__THE REQUEST__.
Each entry needs to be restated exactly as written.
— Start LISTED ENTRIES —
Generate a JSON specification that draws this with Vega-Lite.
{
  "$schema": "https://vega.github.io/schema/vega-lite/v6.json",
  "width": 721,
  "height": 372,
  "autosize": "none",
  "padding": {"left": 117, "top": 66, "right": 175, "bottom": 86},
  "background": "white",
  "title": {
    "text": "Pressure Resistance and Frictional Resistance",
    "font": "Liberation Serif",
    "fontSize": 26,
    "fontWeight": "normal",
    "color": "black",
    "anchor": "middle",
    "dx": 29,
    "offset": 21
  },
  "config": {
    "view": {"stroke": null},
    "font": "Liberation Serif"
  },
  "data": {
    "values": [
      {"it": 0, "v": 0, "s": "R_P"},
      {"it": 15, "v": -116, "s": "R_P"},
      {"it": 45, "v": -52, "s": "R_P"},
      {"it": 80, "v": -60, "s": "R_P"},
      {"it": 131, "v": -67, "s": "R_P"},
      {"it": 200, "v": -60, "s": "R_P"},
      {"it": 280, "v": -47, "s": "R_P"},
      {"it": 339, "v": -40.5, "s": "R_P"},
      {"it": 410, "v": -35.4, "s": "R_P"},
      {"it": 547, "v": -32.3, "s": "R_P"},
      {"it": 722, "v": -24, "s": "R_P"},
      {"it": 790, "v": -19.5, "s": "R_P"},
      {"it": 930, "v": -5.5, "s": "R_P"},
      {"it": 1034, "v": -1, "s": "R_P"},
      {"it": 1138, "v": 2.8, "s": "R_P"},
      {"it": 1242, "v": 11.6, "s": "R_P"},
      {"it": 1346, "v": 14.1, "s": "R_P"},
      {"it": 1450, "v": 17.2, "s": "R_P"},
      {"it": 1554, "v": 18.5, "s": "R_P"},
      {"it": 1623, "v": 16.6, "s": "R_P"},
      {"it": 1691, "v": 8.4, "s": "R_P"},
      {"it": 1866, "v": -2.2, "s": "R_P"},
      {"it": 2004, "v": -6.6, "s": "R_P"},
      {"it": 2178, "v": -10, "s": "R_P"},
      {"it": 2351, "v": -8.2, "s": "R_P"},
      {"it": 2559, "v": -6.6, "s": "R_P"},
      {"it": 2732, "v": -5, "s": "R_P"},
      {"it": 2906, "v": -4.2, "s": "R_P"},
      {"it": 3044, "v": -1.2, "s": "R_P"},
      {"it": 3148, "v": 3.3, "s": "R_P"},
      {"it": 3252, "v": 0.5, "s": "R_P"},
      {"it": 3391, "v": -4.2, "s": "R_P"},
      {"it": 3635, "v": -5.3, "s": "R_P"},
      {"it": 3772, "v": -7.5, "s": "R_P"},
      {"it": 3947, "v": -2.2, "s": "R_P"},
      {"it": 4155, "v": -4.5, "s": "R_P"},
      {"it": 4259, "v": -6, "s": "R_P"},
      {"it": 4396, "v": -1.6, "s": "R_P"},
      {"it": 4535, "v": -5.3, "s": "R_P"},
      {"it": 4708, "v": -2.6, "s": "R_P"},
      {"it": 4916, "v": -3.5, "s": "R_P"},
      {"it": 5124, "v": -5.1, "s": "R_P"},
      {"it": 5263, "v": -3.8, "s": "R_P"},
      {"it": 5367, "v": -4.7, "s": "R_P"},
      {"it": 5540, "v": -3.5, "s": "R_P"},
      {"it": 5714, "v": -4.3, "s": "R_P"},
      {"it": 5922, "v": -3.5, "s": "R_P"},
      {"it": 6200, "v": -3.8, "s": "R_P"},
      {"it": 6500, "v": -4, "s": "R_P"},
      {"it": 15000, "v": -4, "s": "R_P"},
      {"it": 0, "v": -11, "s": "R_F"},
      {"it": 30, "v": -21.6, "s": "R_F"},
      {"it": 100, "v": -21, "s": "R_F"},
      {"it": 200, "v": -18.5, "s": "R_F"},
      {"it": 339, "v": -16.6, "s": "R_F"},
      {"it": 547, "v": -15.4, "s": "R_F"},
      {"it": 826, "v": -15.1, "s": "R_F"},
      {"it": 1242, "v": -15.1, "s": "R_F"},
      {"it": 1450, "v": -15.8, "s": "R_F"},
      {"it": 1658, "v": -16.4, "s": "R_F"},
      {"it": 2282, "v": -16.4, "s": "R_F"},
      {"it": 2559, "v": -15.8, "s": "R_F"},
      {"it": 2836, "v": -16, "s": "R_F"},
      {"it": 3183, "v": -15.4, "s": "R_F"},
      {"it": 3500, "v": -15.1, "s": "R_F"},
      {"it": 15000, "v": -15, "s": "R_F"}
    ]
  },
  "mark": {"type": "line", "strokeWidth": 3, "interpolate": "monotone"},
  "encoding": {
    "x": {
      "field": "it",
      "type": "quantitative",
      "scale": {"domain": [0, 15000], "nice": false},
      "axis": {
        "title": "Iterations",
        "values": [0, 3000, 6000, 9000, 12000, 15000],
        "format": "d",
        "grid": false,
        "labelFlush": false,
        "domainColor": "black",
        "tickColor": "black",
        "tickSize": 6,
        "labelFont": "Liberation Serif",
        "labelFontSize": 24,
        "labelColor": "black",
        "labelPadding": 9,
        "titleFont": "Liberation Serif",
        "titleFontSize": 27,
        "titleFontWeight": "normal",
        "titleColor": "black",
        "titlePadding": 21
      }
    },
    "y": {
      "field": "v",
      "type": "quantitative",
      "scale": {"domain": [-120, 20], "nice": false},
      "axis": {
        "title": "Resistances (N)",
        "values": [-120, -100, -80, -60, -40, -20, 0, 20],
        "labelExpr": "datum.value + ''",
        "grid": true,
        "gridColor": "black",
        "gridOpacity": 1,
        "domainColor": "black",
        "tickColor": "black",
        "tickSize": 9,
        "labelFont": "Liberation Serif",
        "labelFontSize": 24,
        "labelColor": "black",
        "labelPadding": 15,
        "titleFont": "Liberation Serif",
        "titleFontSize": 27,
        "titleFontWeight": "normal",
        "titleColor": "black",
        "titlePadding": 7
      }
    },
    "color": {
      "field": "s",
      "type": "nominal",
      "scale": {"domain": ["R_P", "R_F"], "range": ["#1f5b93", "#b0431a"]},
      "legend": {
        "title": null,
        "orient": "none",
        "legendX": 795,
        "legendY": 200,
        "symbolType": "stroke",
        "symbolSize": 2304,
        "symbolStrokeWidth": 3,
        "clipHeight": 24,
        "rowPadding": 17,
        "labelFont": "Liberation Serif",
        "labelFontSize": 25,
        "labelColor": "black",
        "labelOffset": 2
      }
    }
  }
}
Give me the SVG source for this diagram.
— End LISTED ENTRIES —
__REPLY__.
Generate a JSON specification that draws this with Vega-Lite.
{
  "$schema": "https://vega.github.io/schema/vega-lite/v6.json",
  "width": 721,
  "height": 372,
  "autosize": "none",
  "padding": {"left": 117, "top": 66, "right": 175, "bottom": 86},
  "background": "white",
  "title": {
    "text": "Pressure Resistance and Frictional Resistance",
    "font": "Liberation Serif",
    "fontSize": 26,
    "fontWeight": "normal",
    "color": "black",
    "anchor": "middle",
    "dx": 29,
    "offset": 21
  },
  "config": {
    "view": {"stroke": null},
    "font": "Liberation Serif"
  },
  "data": {
    "values": [
      {"it": 0, "v": 0, "s": "R_P"},
      {"it": 15, "v": -116, "s": "R_P"},
      {"it": 45, "v": -52, "s": "R_P"},
      {"it": 80, "v": -60, "s": "R_P"},
      {"it": 131, "v": -67, "s": "R_P"},
      {"it": 200, "v": -60, "s": "R_P"},
      {"it": 280, "v": -47, "s": "R_P"},
      {"it": 339, "v": -40.5, "s": "R_P"},
      {"it": 410, "v": -35.4, "s": "R_P"},
      {"it": 547, "v": -32.3, "s": "R_P"},
      {"it": 722, "v": -24, "s": "R_P"},
      {"it": 790, "v": -19.5, "s": "R_P"},
      {"it": 930, "v": -5.5, "s": "R_P"},
      {"it": 1034, "v": -1, "s": "R_P"},
      {"it": 1138, "v": 2.8, "s": "R_P"},
      {"it": 1242, "v": 11.6, "s": "R_P"},
      {"it": 1346, "v": 14.1, "s": "R_P"},
      {"it": 1450, "v": 17.2, "s": "R_P"},
      {"it": 1554, "v": 18.5, "s": "R_P"},
      {"it": 1623, "v": 16.6, "s": "R_P"},
      {"it": 1691, "v": 8.4, "s": "R_P"},
      {"it": 1866, "v": -2.2, "s": "R_P"},
      {"it": 2004, "v": -6.6, "s": "R_P"},
      {"it": 2178, "v": -10, "s": "R_P"},
      {"it": 2351, "v": -8.2, "s": "R_P"},
      {"it": 2559, "v": -6.6, "s": "R_P"},
      {"it": 2732, "v": -5, "s": "R_P"},
      {"it": 2906, "v": -4.2, "s": "R_P"},
      {"it": 3044, "v": -1.2, "s": "R_P"},
      {"it": 3148, "v": 3.3, "s": "R_P"},
      {"it": 3252, "v": 0.5, "s": "R_P"},
      {"it": 3391, "v": -4.2, "s": "R_P"},
      {"it": 3635, "v": -5.3, "s": "R_P"},
      {"it": 3772, "v": -7.5, "s": "R_P"},
      {"it": 3947, "v": -2.2, "s": "R_P"},
      {"it": 4155, "v": -4.5, "s": "R_P"},
      {"it": 4259, "v": -6, "s": "R_P"},
      {"it": 4396, "v": -1.6, "s": "R_P"},
      {"it": 4535, "v": -5.3, "s": "R_P"},
      {"it": 4708, "v": -2.6, "s": "R_P"},
      {"it": 4916, "v": -3.5, "s": "R_P"},
      {"it": 5124, "v": -5.1, "s": "R_P"},
      {"it": 5263, "v": -3.8, "s": "R_P"},
      {"it": 5367, "v": -4.7, "s": "R_P"},
      {"it": 5540, "v": -3.5, "s": "R_P"},
      {"it": 5714, "v": -4.3, "s": "R_P"},
      {"it": 5922, "v": -3.5, "s": "R_P"},
      {"it": 6200, "v": -3.8, "s": "R_P"},
      {"it": 6500, "v": -4, "s": "R_P"},
      {"it": 15000, "v": -4, "s": "R_P"},
      {"it": 0, "v": -11, "s": "R_F"},
      {"it": 30, "v": -21.6, "s": "R_F"},
      {"it": 100, "v": -21, "s": "R_F"},
      {"it": 200, "v": -18.5, "s": "R_F"},
      {"it": 339, "v": -16.6, "s": "R_F"},
      {"it": 547, "v": -15.4, "s": "R_F"},
      {"it": 826, "v": -15.1, "s": "R_F"},
      {"it": 1242, "v": -15.1, "s": "R_F"},
      {"it": 1450, "v": -15.8, "s": "R_F"},
      {"it": 1658, "v": -16.4, "s": "R_F"},
      {"it": 2282, "v": -16.4, "s": "R_F"},
      {"it": 2559, "v": -15.8, "s": "R_F"},
      {"it": 2836, "v": -16, "s": "R_F"},
      {"it": 3183, "v": -15.4, "s": "R_F"},
      {"it": 3500, "v": -15.1, "s": "R_F"},
      {"it": 15000, "v": -15, "s": "R_F"}
    ]
  },
  "mark": {"type": "line", "strokeWidth": 3, "interpolate": "monotone"},
  "encoding": {
    "x": {
      "field": "it",
      "type": "quantitative",
      "scale": {"domain": [0, 15000], "nice": false},
      "axis": {
        "title": "Iterations",
        "values": [0, 3000, 6000, 9000, 12000, 15000],
        "format": "d",
        "grid": false,
        "labelFlush": false,
        "domainColor": "black",
        "tickColor": "black",
        "tickSize": 6,
        "labelFont": "Liberation Serif",
        "labelFontSize": 24,
        "labelColor": "black",
        "labelPadding": 9,
        "titleFont": "Liberation Serif",
        "titleFontSize": 27,
        "titleFontWeight": "normal",
        "titleColor": "black",
        "titlePadding": 21
      }
    },
    "y": {
      "field": "v",
      "type": "quantitative",
      "scale": {"domain": [-120, 20], "nice": false},
      "axis": {
        "title": "Resistances (N)",
        "values": [-120, -100, -80, -60, -40, -20, 0, 20],
        "labelExpr": "datum.value + ''",
        "grid": true,
        "gridColor": "black",
        "gridOpacity": 1,
        "domainColor": "black",
        "tickColor": "black",
        "tickSize": 9,
        "labelFont": "Liberation Serif",
        "labelFontSize": 24,
        "labelColor": "black",
        "labelPadding": 15,
        "titleFont": "Liberation Serif",
        "titleFontSize": 27,
        "titleFontWeight": "normal",
        "titleColor": "black",
        "titlePadding": 7
      }
    },
    "color": {
      "field": "s",
      "type": "nominal",
      "scale": {"domain": ["R_P", "R_F"], "range": ["#1f5b93", "#b0431a"]},
      "legend": {
        "title": null,
        "orient": "none",
        "legendX": 795,
        "legendY": 200,
        "symbolType": "stroke",
        "symbolSize": 2304,
        "symbolStrokeWidth": 3,
        "clipHeight": 24,
        "rowPadding": 17,
        "labelFont": "Liberation Serif",
        "labelFontSize": 25,
        "labelColor": "black",
        "labelOffset": 2
      }
    }
  }
}
Give me the SVG source for this diagram.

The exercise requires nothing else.